Meet the Jefferson of 'Web 2.0'
Goobage in, Goobage out
If Google's PageRank reflects the "uniquely democratic nature of the web" - and if weblogs are the most empowering technology of our age [**] - then how can we begin to fete a humble entrepreneur based in St Paul, MN?
Very probably as the Gutenberg of the digital age. And the Jefferson. All rolled into one.
Brian Adams of Blue Diamond Enterprises has announced the newest tool that leverages both weblogs and the "collective intelligence" of Google's algorithms. His new software, Blog Mass Installer, claims it can create 100 Blogger weblogs on your website in just 24 minutes.
It's like voting - but voting done properly: early and often.

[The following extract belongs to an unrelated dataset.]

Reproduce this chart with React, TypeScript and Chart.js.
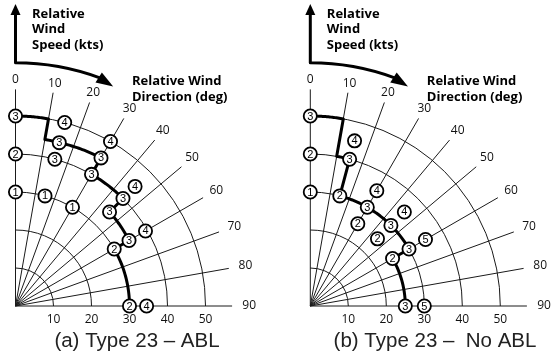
import React, { useEffect, useRef } from "react";
import { Chart, registerables } from "chart.js";
Chart.register(...registerables);

// ---- shared axes ----
const angleTicks = [0, 10, 20, 30, 40, 50, 60, 70, 80, 90];
const ringSpeeds = [10, 20, 30, 40, 50];
const speedTicks = [10, 20, 30, 40, 50];

// ---- panel (a): Type 23 – ABL ----
const dirA = [0, 0, 0, 15, 15, 15, 15, 30, 30, 30, 30, 45, 45, 45, 60, 60, 60, 90, 90];
const spdA = [30, 40, 50, 30, 40, 44.5, 50, 30, 40, 45, 50, 35, 40, 44.5, 30, 34.5, 39.5, 30, 34.5];
const ratingA = [1, 2, 3, 1, 3, 3, 4, 1, 3, 3, 4, 3, 3, 4, 2, 3, 4, 2, 4];
const envDirA = [0, 10, 10, 15, 30, 30, 45, 45, 60, 60, 90];
const envSpdA = [50, 50, 44.5, 44.5, 45, 40, 40, 35, 34.5, 30, 30];

// ---- panel (b): Type 23 – No ABL ----
const dirB = [0, 0, 0, 15, 15, 15, 30, 30, 30, 45, 45, 45, 60, 60, 60, 90, 90];
const spdB = [30, 40, 50, 30, 40, 45, 25, 30, 35, 25, 30, 35, 25, 30, 35, 25, 30];
const ratingB = [1, 2, 3, 2, 3, 4, 2, 3, 4, 2, 3, 4, 2, 3, 5, 3, 5];
const envDirB = [0, 10, 10, 15, 15, 30, 45, 60, 60, 90];
const envSpdB = [50, 50, 40, 40, 30, 30, 30, 30, 25, 25];

const captionA = "(a) Type 23 \u2013 ABL";
const captionB = "(b) Type 23 \u2013  No ABL";

const PX_PER_KT = 3.8;
const CANVAS_H = 363;
const ORIGIN_Y = 306;

const rad = (d: number) => (d * Math.PI) / 180;

type PanelProps = {
  dirs: number[];
  spds: number[];
  ratings: number[];
  envDirs: number[];
  envSpds: number[];
  caption: string;
  width: number;
  left: number;
  originX: number;
  captionX: number;
};

function makePlugin(p: PanelProps) {
  return {
    id: "polarDecor",
    beforeDatasetsDraw(chart: any) {
      const { ctx } = chart;
      const xs = chart.scales.x;
      const ys = chart.scales.y;
      const cx = xs.getPixelForValue(0);
      const cy = ys.getPixelForValue(0);
      const k = xs.getPixelForValue(1) - cx;
      const P = (s: number, d: number): [number, number] => [
        xs.getPixelForValue(s * Math.sin(rad(d))),
        ys.getPixelForValue(s * Math.cos(rad(d))),
      ];
      ctx.save();
      // rings
      ctx.strokeStyle = "#1a1a1a";
      ctx.lineWidth = 1;
      for (const r of ringSpeeds) {
        ctx.beginPath();
        ctx.arc(cx, cy, r * k, -Math.PI / 2, 0);
        ctx.stroke();
      }
      // radial lines
      for (const d of angleTicks) {
        const [px, py] = P(57, d);
        ctx.beginPath();
        ctx.moveTo(cx, cy);
        ctx.lineTo(px, py);
        ctx.stroke();
      }
      // angle labels
      ctx.fillStyle = "#111";
      ctx.font = '12px "Open Sans"';
      ctx.textAlign = "center";
      ctx.textBaseline = "middle";
      for (const d of angleTicks) {
        const s = Math.sin(rad(d));
        const [px, py] = P(59.5 + 2 * s * s, d);
        ctx.fillText(String(d), px, py);
      }
      // envelope
      ctx.strokeStyle = "#000";
      ctx.lineWidth = 3;
      ctx.lineJoin = "round";
      ctx.lineCap = "round";
      ctx.beginPath();
      const e0 = P(p.envSpds[0], p.envDirs[0]);
      ctx.moveTo(e0[0], e0[1]);
      for (let i = 1; i < p.envDirs.length; i++) {
        const d1 = p.envDirs[i - 1], d2 = p.envDirs[i];
        const s1 = p.envSpds[i - 1], s2 = p.envSpds[i];
        if (d1 === d2) {
          const q = P(s2, d2);
          ctx.lineTo(q[0], q[1]);
        } else {
          const n = 24;
          for (let j = 1; j <= n; j++) {
            const t = j / n;
            const q = P(s1 + (s2 - s1) * t, d1 + (d2 - d1) * t);
            ctx.lineTo(q[0], q[1]);
          }
        }
      }
      ctx.stroke();

      // arrows
      const arrowHead = (tx: number, ty: number, bx: number, by: number, hw: number) => {
        const ang = Math.atan2(ty - by, tx - bx);
        const nx = -Math.sin(ang), ny = Math.cos(ang);
        ctx.beginPath();
        ctx.moveTo(tx, ty);
        ctx.lineTo(bx + nx * hw, by + ny * hw);
        ctx.lineTo(bx - nx * hw, by - ny * hw);
        ctx.closePath();
        ctx.fill();
      };
      ctx.fillStyle = "#000";
      ctx.lineWidth = 3;
      ctx.lineCap = "butt";
      ctx.lineJoin = "round";
      const R = 64 * k;
      const top = P(79.5, 0);
      const endDeg = 20.3;
      ctx.beginPath();
      ctx.moveTo(top[0], top[1] + 9);
      ctx.lineTo(cx, cy - R);
      ctx.arc(cx, cy, R, -Math.PI / 2, -Math.PI / 2 + rad(endDeg));
      ctx.stroke();
      arrowHead(top[0], top[1], top[0], top[1] + 11, 5);
      const base = P(64, endDeg - 0.3);
      const tip = P(63.2, 24);
      arrowHead(tip[0], tip[1], base[0], base[1], 6);

      // titles
      ctx.fillStyle = "#000";
      ctx.font = 'bold 13px "Open Sans"';
      ctx.textAlign = "left";
      ctx.textBaseline = "middle";
      ctx.fillText("Relative", cx + 16.5, 14);
      ctx.fillText("Wind", cx + 16.5, 29.5);
      ctx.fillText("Speed (kts)", cx + 16.5, 45);
      ctx.fillText("Relative Wind", cx + 116.5, 81);
      ctx.fillText("Direction (deg)", cx + 116.5, 97);

      // caption
      ctx.fillStyle = "#222";
      ctx.font = '20.5px "Liberation Sans"';
      ctx.textAlign = "center";
      ctx.textBaseline = "alphabetic";
      ctx.fillText(p.caption, p.captionX, 347);
      ctx.restore();
    },
    afterDatasetsDraw(chart: any) {
      const { ctx } = chart;
      const meta = chart.getDatasetMeta(0);
      ctx.save();
      ctx.fillStyle = "#000";
      ctx.font = '11px "Liberation Sans"';
      ctx.textAlign = "center";
      ctx.textBaseline = "middle";
      meta.data.forEach((el: any, i: number) => {
        ctx.fillText(String(p.ratings[i]), el.x, el.y + 0.5);
      });
      ctx.restore();
    },
  };
}

function Panel(p: PanelProps) {
  const ref = useRef<HTMLCanvasElement | null>(null);
  useEffect(() => {
    if (!ref.current) return;
    const data = p.dirs.map((d, i) => ({
      x: p.spds[i] * Math.sin(rad(d)),
      y: p.spds[i] * Math.cos(rad(d)),
    }));
    const chart: any = new Chart(ref.current, {
      type: "scatter",
      data: {
        datasets: [
          {
            data,
            pointRadius: 6.6,
            pointBorderWidth: 1.8,
            pointBackgroundColor: "#fff",
            pointBorderColor: "#000",
            showLine: false,
            clip: false,
          },
        ],
      },
      options: {
        responsive: false,
        maintainAspectRatio: false,
        devicePixelRatio: 1,
        animation: false,
        events: [],
        layout: { padding: 0 },
        plugins: { legend: { display: false }, tooltip: { enabled: false } },
        scales: {
          x: {
            type: "linear",
            axis: "x",
            position: { y: 0 },
            min: 0,
            max: 70,
            grid: { display: false, drawTicks: false },
            border: { display: false },
            afterBuildTicks: (s: any) => {
              s.ticks = speedTicks.map((v) => ({ value: v }));
            },
            ticks: {
              autoSkip: false,
              maxRotation: 0,
              padding: 6,
              color: "#111",
              font: { family: "Open Sans", size: 12 },
            },
          },
          y: { type: "linear", display: false, min: 0, max: 90 },
        },
      } as any,
      plugins: [makePlugin(p) as any],
    });
    // fit the ranges to the actual chart area so that 1 kt = PX_PER_KT px on both axes
    const a = chart.chartArea;
    const xmin = -(p.originX - a.left) / PX_PER_KT;
    const xmax = xmin + (a.right - a.left) / PX_PER_KT;
    const ymax = (ORIGIN_Y - a.top) / PX_PER_KT;
    const ymin = ymax - (a.bottom - a.top) / PX_PER_KT;
    chart.options.scales.x.min = xmin;
    chart.options.scales.x.max = xmax;
    chart.options.scales.y.min = ymin;
    chart.options.scales.y.max = ymax;
    chart.update();
    return () => chart.destroy();
  }, []);
  return (
    <canvas
      ref={ref}
      width={p.width}
      height={CANVAS_H}
      style={{ position: "absolute", left: p.left, top: 0, width: p.width, height: CANVAS_H }}
    />
  );
}

export default function App() {
  return (
    <div style={{ position: "absolute", left: 0, top: 0, width: 557, height: 363, background: "#fff" }}>
      <Panel dirs={dirA} spds={spdA} ratings={ratingA} envDirs={envDirA} envSpds={envSpdA}
        caption={captionA} width={278} left={0} originX={15.5} captionX={137} />
      <Panel dirs={dirB} spds={spdB} ratings={ratingB} envDirs={envDirB} envSpds={envSpdB}
        caption={captionB} width={279} left={278} originX={32.3} captionX={157} />
    </div>
  );
}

The idea behind tools such as this is to create a network of sites to host contextual advertisements and also to boost the prominence of material in Google's search index. It's only the tip of a vast twilight industry that, by the calculation of SEOs (search engine optimizers) like Adams, results in one third of Google's index being comprised of machine-generated sites. Blog Software Installer takes a lot of the drudgery out of creating the blog network you need to pimp your reputation, plug your wares, or simply earn yourself a little extra Adsense cash. Some manual intervention is needed, according to the press release -
"Creating the blogs is easy and fun. You will get a friendly chime when it is time to enter the 'captcha' word verification. The BMI [Blog Mass Installer] tool also gives you a status indicator to know how many of your blogs have been created."
BMI also gives you those all-important RSS feeds.
Need some content? Just dial up some PLAs, or 'Private Label Articles.' Sites like GoArticles and Article City. Or if you're in a hurry, scrape some Wikipedia content: the keyword-rich online "encyclopedia" is a favorite with SEOs.
It's all very Web 2.0. The power of the "Long Tail" put into the hands of the little guy - who needs only $197 to join the digital revolution.
But it's also in breach of Google's own Adsense program, which states that no Adsense ad may appear on a page "published specifically for the purpose of showing ads, whether or not the page is relevant".
Um, now didn't this - we asked Adams - leave Google in the delicate position of throttling its own cash cow?
We only asked, because the Blogger-accelerator was being promoted by - of all things - Google News today. Google owns Blogger.
That's not the case, says Adams, who says Google has done a good job weeding out spam sites over the last year. It employs more human operators to identify these, he says,
"Google's search index is more relevant than a year ago. It's getting better."
But basically it's a Machine vs Machine war. Machines like Adams' BMI create the blogs, and Google's algorithms try and delete them.
"It's getting harder to tell if a website was made by a machine or a human," he says. "There are some really grey areas."
Adams says BMI is more "stable" than rival tools - "stable" means Google is less likely to find it and delete it from its index.
Didn't he feel morally responsible for bespoiling the utopian meadow of the World Wide Web, we wondered?
Here Adams takes issue with the suggestion that machine-generated axiomatically means junk.
"I wouldn't say that the tools are just polluting it. It's the responsibility of the webmaster to put up content that's actually useful. If they don't do that, Google will delete them."
So it's like the argument that guns don't kill people - people kill people?
"That's a good comparison," he agrees.
So Splogs don't kill people. And are less harmful than blogs. ®
Bootnotes:[**] "The blog might do more for the emancipation of women than the invention of the birth control pill almost 50 years ago," - Sylvia Paull, who hosts the Berkeley Cybersalon.
[*] Thanks to Namebase's Daniel Brandt for spotting this - and for the coining the neologlism "Goobage".